加藤さん:オンコンでは、初めて会う人同士がチームを組みます。
実際僕のチームにも、演劇をやっているメンバーや外国語を専攻しているメンバーなど、本当にいろいろなバックグラウンドをもつメンバーが集まっていました。
僕はどちらかというと、「システムをどうつくるか」「利益をどう上げるか」といった視点で考えることが多いのですが、そのようにして良いアイデアが生まれたとしても、「どうまとめるか」「時間内にどう伝えるか」という視点がなければうまくいきません。
僕のチームについて言えば、まとめ方や伝え方を得意とするメンバーがいたおかげで、優勝という結果を残すことができたと思っています。
目的意識があったからこそ得られた達成感
得意分野の異なる人同士がタッグを組んだからこそ、活動期間中は実にさまざまなアイデアが飛び出ていたそう。アイデア出しを始める前に、メンバーの自己紹介タイムを意識的に多くとったことで、ひとりひとりの強みを活かせる方向へ進んでいくことができたといいます。

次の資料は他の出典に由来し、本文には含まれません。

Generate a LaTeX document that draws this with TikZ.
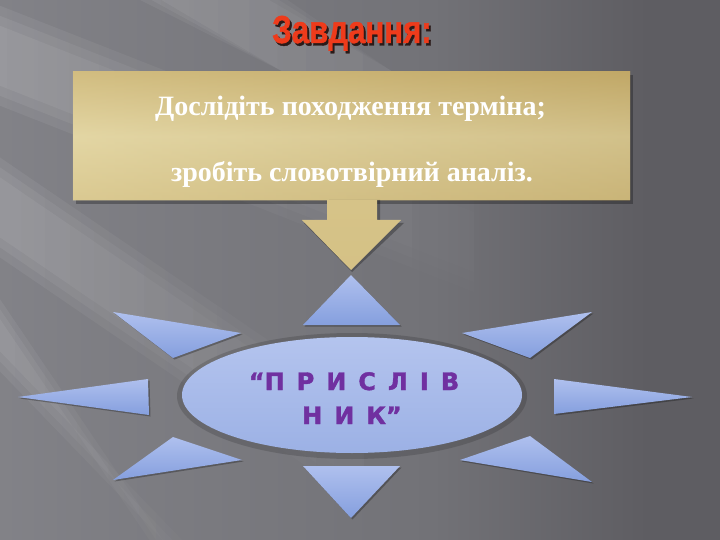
\documentclass[tikz,border=0pt]{standalone}
\usepackage{fontspec}
\setmainfont{Liberation Serif}
\newfontfamily\sansfam{Liberation Sans}[BoldFeatures={FakeBold=1.2}]
\newfontfamily\heavyfam{DejaVu Sans}[BoldFeatures={FakeBold=1.6}]
\usetikzlibrary{shapes.geometric,fadings}
\definecolor{bgL}{HTML}{929298}
\definecolor{bgM}{HTML}{727277}
\definecolor{bgR}{HTML}{5E5D62}
\definecolor{goldA}{HTML}{C9B06E}
\definecolor{goldB}{HTML}{E3D6A4}
\definecolor{goldC}{HTML}{D6C388}
\definecolor{goldD}{HTML}{B39A5B}
\definecolor{blueA}{HTML}{AFC0EE}
\definecolor{blueB}{HTML}{859FDE}
\definecolor{ellA}{HTML}{B4C4EE}
\definecolor{ellB}{HTML}{9CB1E5}
\definecolor{titleRed}{HTML}{EE3B1B}
\definecolor{titleShadow}{HTML}{2A1A18}
\definecolor{purpleText}{HTML}{7030A0}
\pgfdeclarehorizontalshading{bgshade}{100bp}{color(0bp)=(bgL); color(30bp)=(bgM!60!bgL); color(55bp)=(bgM); color(70bp)=(bgR); color(100bp)=(bgR)}
\tikzfading[name=fadeR, left color=transparent!0, right color=transparent!100]
\newcommand\lsp{\hspace{0.5em}}
\tikzset{
  streak/.style={white, opacity=0.07, path fading=fadeR},
  shadowfill/.style={black, opacity=0.28},
  ray/.style={top color=blueA, bottom color=blueB},
  boxtext/.style={font=\bfseries\fontsize{28}{30}\selectfont, text=white, anchor=base, inner sep=0pt},
  coretext/.style={font=\heavyfam\bfseries\fontsize{24}{26}\selectfont, text=purpleText, anchor=base, inner sep=0pt},
}
\begin{document}
\begin{tikzpicture}[x=1pt,y=-1pt]
\useasboundingbox (0,0) rectangle (720,540);
% background
\shade[shading=bgshade] (0,0) rectangle (720,540);
% light streaks
\begin{scope}
\clip (0,0) rectangle (720,540);
\foreach \w in {0,10,20}{
  \fill[streak] (-40,{10-\w}) -- (-40,{70+\w}) -- (520,{290+\w}) -- (520,{230-\w}) -- cycle;
  \fill[streak] (-40,{150-\w}) -- (-40,{210+\w}) -- (400,{510+\w}) -- (400,{450-\w}) -- cycle;
  \fill[streak] (-40,{260-\w}) -- (-40,{310+\w}) -- (240,{600+\w}) -- (190,{600-\w}) -- cycle;
  \fill[streak] (60,{-40-\w}) -- (200,{-40-\w}) -- (580,{180+\w}) -- (500,{180+\w}) -- cycle;
}
\end{scope}
% title
\node[font=\sansfam\bfseries\fontsize{39}{39}\selectfont, anchor=base, inner sep=0pt] (title) at (352,43)
  {\scalebox{0.8}[1]{\makebox[0pt][l]{\hspace{2.5pt}\raisebox{-2.5pt}{\color{titleShadow}Завдання:}}\color{titleRed}Завдання:}};
% gold box
\fill[shadowfill] (76,75) rectangle (633,204);
\node[minimum width=557pt, minimum height=128pt, inner sep=0pt, top color=goldA, bottom color=goldC, middle color=goldB] (box) at (351.5,136) {};
\shade[left color=goldB, right color=goldD, opacity=0.35] (box.north west) rectangle (box.south east);
\node[boxtext] (l1) at (350.5,116) {Дослідіть походження терміна;};
\node[boxtext] (l2) at (352,182) {зробіть словотвірний аналіз.};
% gold arrow
\fill[shadowfill] (329,200) -- (380,200) -- (380,223) -- (404,223) -- (352,272) -- (304,223) -- (329,223) -- cycle;
\shade[top color=goldC, bottom color=goldC!90!goldA] (327,200) -- (377,200) -- (377,220) -- (401,220) -- (351,270) -- (302,220) -- (327,220) -- cycle;
% core ellipse
\fill[black, opacity=0.15] (352,396) ellipse [x radius=175pt, y radius=63pt];
\node[ellipse, minimum width=340pt, minimum height=116pt, inner sep=0pt, top color=ellA, bottom color=ellB] (core) at (352,395) {};
\node[coretext] (c1) at (354,390) {“П\lsp Р\lsp И\lsp С\lsp Л\lsp І\lsp В};
\node[coretext] (c2) at (352,424) {Н\lsp И\lsp К”};
% rays
\foreach \pts in {
  {(351,275) -- (400,325) -- (303,325)},
  {(303,466) -- (400,466) -- (351,518)},
  {(113,312) -- (241,333) -- (173,358)},
  {(592,312) -- (462,333) -- (530,358)},
  {(18,397) -- (148,379) -- (149,415)},
  {(692,397) -- (554,379) -- (554,414)},
  {(113,480) -- (173,437) -- (242,460)},
  {(592,482) -- (530,436) -- (460,460)}}{
  \fill[shadowfill, shift={(1.5,1.5)}] \pts -- cycle;
  \shade[ray] \pts -- cycle;
}
\end{tikzpicture}
\end{document}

-----オンコンを通じて、どんなことが得られたと思いますか?
加藤さん:自分があまり得意ではない「発表のしかた」や「アイデアのまとめ方」について他メンバーから学べたことが印象的です。
また、審査員の方から「そのアイデア、例えばアメリカとかでやってみたら?」という思わぬフィードバックもいただいて(笑)。自分ひとりでは思いつかないような発想や新しい視点が得られたことも、大きな収穫でした。
-----今回の経験を活かし、今後はどんな目標に向かって進んでいきたいですか?
加藤さん:今後も、さまざまなバックグラウンドを持つ人や、自分と異なる分野で活躍している人などとの関わりを持っていきたいと思っています。
そうして色々な視点や考え方に触れ、将来的にはVRやIoTなどといった近未来的な技術を活用した事業に携わりたいです。
もちろん"優勝"という結果も喜ばしいものではありますが、「自分と異なる視点を持つ人とアイデア出しをしたい」という目的意識を持っていたからこそ、彼は達成感や満足感を味わうことができたのかもしれません。
「挑戦したい」という気持ちは大切です。しかし、目的を明確化させ、"その目的を達成するための手段"として何かに挑戦することが、その挑戦から得られる学びを最大化する秘訣なのではないでしょうか。